At the End of the Day: There is really only one thing that matters in college football: who wins the crystal football. Looking into my tea leaves (chai: left over from my post latte tea this morning – I am a 2 caffeine drink kind of guy), I see yet another Ohio State title game appearance. Sorry Peffer. With a strong team back, only a couple major challenges (Iowa, Miami and Wisconsin) and a quarterback that could go all Vince Young at a moment’s notice, it is hard to dismiss OSU making it back to the title game. And facing OSU will, ironically, be VY’s old team, the Texas Longhorns. Sorry Turner. Yes, McCoy is gone but Garrett Gilbert filled in admirably in the BCS title game and should mature throughout this season. A depleted Big 12 leaves them with only 3 really tough games all year:

Oklahoma: hard to believe but I take Mack Brown over Bob Stoops in a coaching duel any day. Wow, did I just write something positive about Mack? I must be running a fever.

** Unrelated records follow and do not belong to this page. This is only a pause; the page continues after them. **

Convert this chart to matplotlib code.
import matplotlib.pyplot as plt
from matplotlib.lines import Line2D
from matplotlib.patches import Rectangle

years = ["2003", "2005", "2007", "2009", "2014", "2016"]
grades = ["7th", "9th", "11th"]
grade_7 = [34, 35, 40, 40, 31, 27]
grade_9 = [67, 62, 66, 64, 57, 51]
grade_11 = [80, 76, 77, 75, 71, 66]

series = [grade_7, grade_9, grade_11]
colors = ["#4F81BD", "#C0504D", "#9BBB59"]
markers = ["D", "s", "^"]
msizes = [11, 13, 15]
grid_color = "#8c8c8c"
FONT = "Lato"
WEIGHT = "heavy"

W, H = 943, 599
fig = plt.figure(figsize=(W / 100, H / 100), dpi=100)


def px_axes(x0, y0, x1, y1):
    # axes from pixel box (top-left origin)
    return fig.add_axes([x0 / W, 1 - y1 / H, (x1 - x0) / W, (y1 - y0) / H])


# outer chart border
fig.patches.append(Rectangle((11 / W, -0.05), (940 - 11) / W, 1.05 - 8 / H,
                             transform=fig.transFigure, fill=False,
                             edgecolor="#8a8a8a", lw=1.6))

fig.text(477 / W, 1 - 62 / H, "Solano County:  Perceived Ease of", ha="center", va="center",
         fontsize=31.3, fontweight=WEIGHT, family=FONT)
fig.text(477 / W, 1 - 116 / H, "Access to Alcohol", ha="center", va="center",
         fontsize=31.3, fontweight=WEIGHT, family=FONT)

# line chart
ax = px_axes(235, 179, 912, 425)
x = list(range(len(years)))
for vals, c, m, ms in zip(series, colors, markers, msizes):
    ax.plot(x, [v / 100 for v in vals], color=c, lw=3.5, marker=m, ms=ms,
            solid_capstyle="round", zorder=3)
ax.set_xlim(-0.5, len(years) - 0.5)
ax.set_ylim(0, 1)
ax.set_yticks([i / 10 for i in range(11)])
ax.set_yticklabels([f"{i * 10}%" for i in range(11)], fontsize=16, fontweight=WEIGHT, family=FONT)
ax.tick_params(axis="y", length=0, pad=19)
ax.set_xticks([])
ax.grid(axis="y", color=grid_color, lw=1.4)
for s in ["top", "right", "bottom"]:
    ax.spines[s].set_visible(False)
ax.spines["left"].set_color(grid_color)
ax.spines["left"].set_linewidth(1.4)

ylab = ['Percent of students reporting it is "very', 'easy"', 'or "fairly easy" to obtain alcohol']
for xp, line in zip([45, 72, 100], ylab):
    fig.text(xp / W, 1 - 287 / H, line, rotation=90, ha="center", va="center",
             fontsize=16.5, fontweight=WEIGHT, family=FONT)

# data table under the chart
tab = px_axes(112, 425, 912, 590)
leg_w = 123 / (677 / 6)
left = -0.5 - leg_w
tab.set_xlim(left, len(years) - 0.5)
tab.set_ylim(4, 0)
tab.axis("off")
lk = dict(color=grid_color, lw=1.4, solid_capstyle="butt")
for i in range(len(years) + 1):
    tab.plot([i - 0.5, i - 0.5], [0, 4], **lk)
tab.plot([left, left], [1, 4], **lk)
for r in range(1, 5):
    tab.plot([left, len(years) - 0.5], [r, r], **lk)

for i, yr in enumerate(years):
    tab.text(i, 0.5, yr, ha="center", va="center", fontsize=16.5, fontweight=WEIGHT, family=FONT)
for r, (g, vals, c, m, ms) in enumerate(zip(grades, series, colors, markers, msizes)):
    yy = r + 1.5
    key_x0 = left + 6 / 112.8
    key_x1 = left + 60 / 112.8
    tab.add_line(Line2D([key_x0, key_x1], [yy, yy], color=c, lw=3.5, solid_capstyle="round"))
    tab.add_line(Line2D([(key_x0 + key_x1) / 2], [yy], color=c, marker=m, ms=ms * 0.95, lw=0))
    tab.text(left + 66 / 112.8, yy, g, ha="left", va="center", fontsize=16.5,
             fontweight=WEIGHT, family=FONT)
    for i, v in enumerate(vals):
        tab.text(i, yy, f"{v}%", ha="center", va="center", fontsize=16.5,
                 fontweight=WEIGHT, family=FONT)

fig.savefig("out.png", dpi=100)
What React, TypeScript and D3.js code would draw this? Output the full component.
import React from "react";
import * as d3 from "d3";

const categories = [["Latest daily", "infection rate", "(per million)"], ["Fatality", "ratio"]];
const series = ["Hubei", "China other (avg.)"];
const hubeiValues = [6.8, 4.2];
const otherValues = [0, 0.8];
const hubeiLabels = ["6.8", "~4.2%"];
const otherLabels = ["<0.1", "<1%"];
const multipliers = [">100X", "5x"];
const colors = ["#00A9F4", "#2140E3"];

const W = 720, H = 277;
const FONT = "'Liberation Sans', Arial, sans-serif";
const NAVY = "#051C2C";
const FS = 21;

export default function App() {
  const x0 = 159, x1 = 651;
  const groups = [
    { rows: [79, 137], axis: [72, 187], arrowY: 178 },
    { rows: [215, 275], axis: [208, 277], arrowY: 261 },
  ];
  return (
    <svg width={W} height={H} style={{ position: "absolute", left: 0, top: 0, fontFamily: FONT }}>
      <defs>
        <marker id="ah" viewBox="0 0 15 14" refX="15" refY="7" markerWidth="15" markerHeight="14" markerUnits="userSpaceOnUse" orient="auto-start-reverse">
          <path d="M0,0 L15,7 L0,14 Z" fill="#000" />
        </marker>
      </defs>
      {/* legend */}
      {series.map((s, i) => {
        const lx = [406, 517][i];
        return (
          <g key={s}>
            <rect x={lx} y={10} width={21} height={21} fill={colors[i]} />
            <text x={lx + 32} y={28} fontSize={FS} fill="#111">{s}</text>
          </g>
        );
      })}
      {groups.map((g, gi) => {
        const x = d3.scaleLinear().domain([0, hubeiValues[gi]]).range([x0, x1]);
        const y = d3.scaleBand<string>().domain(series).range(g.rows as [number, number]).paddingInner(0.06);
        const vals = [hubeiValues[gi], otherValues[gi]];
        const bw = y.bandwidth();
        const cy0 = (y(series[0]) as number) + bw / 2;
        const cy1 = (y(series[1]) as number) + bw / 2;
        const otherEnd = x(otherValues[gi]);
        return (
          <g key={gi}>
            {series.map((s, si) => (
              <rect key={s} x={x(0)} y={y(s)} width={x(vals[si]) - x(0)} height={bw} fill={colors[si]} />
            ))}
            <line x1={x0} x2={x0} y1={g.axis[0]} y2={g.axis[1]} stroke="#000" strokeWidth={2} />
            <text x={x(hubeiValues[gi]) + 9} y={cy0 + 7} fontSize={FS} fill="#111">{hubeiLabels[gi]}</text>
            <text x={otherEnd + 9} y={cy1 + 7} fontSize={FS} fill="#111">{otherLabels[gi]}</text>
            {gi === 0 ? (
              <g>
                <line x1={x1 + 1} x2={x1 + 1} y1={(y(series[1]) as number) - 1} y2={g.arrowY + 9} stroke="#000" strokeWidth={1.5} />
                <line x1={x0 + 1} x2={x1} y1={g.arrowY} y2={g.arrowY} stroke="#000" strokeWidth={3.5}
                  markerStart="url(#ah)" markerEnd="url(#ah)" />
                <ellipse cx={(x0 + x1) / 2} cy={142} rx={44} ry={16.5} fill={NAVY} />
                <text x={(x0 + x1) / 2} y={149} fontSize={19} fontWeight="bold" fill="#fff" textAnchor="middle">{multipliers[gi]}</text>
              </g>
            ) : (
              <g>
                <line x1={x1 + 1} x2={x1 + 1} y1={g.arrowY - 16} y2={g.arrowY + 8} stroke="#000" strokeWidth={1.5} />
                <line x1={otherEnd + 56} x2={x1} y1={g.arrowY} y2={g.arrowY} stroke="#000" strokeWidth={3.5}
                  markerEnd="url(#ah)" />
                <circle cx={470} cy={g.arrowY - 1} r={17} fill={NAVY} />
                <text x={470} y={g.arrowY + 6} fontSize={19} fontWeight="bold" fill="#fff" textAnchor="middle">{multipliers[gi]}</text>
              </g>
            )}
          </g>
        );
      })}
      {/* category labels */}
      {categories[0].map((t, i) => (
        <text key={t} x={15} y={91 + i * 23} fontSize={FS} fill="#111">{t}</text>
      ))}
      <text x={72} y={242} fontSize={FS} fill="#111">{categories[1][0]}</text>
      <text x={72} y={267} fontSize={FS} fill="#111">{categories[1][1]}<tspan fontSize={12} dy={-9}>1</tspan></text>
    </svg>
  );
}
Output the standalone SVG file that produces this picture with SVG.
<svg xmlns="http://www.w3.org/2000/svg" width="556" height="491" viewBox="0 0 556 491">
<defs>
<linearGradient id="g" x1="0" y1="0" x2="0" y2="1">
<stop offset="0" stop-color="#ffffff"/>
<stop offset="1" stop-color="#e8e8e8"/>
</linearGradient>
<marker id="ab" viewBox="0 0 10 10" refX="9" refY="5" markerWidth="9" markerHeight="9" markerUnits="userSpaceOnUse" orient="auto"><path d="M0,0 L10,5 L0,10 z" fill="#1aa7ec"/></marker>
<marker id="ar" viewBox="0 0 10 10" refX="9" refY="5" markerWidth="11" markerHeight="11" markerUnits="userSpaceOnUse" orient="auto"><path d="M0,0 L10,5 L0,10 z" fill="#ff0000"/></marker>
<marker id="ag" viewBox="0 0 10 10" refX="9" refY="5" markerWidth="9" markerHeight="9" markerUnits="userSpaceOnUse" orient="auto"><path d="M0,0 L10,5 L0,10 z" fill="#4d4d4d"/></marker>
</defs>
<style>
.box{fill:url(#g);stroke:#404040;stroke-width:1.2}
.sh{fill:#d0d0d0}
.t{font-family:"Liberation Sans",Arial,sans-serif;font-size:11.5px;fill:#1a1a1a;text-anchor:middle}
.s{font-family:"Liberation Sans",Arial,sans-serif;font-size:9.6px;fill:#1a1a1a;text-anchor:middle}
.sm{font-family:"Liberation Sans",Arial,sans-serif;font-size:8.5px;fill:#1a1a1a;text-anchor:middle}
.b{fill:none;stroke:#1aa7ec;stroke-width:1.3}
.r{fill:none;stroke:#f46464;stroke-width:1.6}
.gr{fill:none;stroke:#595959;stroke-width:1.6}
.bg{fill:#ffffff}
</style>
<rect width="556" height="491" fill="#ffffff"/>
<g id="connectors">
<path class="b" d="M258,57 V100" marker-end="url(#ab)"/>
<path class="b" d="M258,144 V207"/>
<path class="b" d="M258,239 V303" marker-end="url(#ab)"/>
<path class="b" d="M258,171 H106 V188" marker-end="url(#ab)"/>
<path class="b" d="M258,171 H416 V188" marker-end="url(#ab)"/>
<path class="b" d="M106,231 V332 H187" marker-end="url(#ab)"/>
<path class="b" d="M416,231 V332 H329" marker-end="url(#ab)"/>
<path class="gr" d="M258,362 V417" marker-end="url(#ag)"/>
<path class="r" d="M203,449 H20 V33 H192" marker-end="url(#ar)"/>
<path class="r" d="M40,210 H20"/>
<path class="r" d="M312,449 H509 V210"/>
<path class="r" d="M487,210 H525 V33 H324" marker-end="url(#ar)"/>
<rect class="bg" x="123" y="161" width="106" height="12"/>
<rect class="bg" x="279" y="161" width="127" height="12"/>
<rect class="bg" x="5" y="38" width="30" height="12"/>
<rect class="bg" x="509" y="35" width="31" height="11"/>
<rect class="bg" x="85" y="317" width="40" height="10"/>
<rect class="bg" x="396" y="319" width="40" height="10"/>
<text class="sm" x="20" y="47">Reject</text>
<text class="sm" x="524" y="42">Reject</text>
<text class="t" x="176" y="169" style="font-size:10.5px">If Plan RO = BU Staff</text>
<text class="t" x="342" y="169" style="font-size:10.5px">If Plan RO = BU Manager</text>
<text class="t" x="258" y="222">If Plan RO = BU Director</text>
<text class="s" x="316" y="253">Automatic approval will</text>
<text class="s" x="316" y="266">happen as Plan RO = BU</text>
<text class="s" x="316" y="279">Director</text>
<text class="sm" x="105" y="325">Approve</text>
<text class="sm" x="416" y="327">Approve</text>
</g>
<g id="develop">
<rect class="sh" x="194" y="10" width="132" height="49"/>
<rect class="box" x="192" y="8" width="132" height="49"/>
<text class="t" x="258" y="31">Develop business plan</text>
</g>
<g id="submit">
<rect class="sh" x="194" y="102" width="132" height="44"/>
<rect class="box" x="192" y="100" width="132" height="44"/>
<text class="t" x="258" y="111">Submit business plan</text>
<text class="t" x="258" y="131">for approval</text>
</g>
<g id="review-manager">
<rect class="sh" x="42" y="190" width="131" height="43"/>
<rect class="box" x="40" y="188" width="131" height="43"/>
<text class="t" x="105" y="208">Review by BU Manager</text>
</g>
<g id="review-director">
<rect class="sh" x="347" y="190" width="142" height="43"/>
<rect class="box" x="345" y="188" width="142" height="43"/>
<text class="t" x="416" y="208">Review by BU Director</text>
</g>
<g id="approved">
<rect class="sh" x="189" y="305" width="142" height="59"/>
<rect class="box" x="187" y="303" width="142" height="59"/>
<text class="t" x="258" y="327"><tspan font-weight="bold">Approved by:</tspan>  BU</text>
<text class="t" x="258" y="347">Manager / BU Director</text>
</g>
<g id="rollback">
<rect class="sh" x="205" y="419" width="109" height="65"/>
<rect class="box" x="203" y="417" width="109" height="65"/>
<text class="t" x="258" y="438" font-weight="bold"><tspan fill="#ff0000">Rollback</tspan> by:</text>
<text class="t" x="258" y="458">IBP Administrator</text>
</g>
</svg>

Nebraska: Sure last year’s Big 12 title game was close. But that was thanks to a man named Suh. He is gone. Unfortunately the Huskers’ quarterbacks remain. Their chance at a win does not.

Texas A&M: Wow, what year is this? 1996? Texas A&M, seriously? Sure, they have a fine quarterback. But the Aggies have been waiting to return to relevance even longer than the Seminoles. I’m from Missouri (literally): you need to show me something before I believe it.

With that it seems pretty clear we are looking at a Texas v. Ohio State title game. Sorry Horns but the Big 12’s failure on the BCS stage continues another year and OSU takes away the BCS title as well as my favorite running joke about the Big Ten not being able to compete with the southern schools.

I say the loss of one running joke is a small sacrifice to make for the glory that is another college football season. As a lame commercial for a cheap light beer says: here we go.

If you need me, I will be in my man-cave.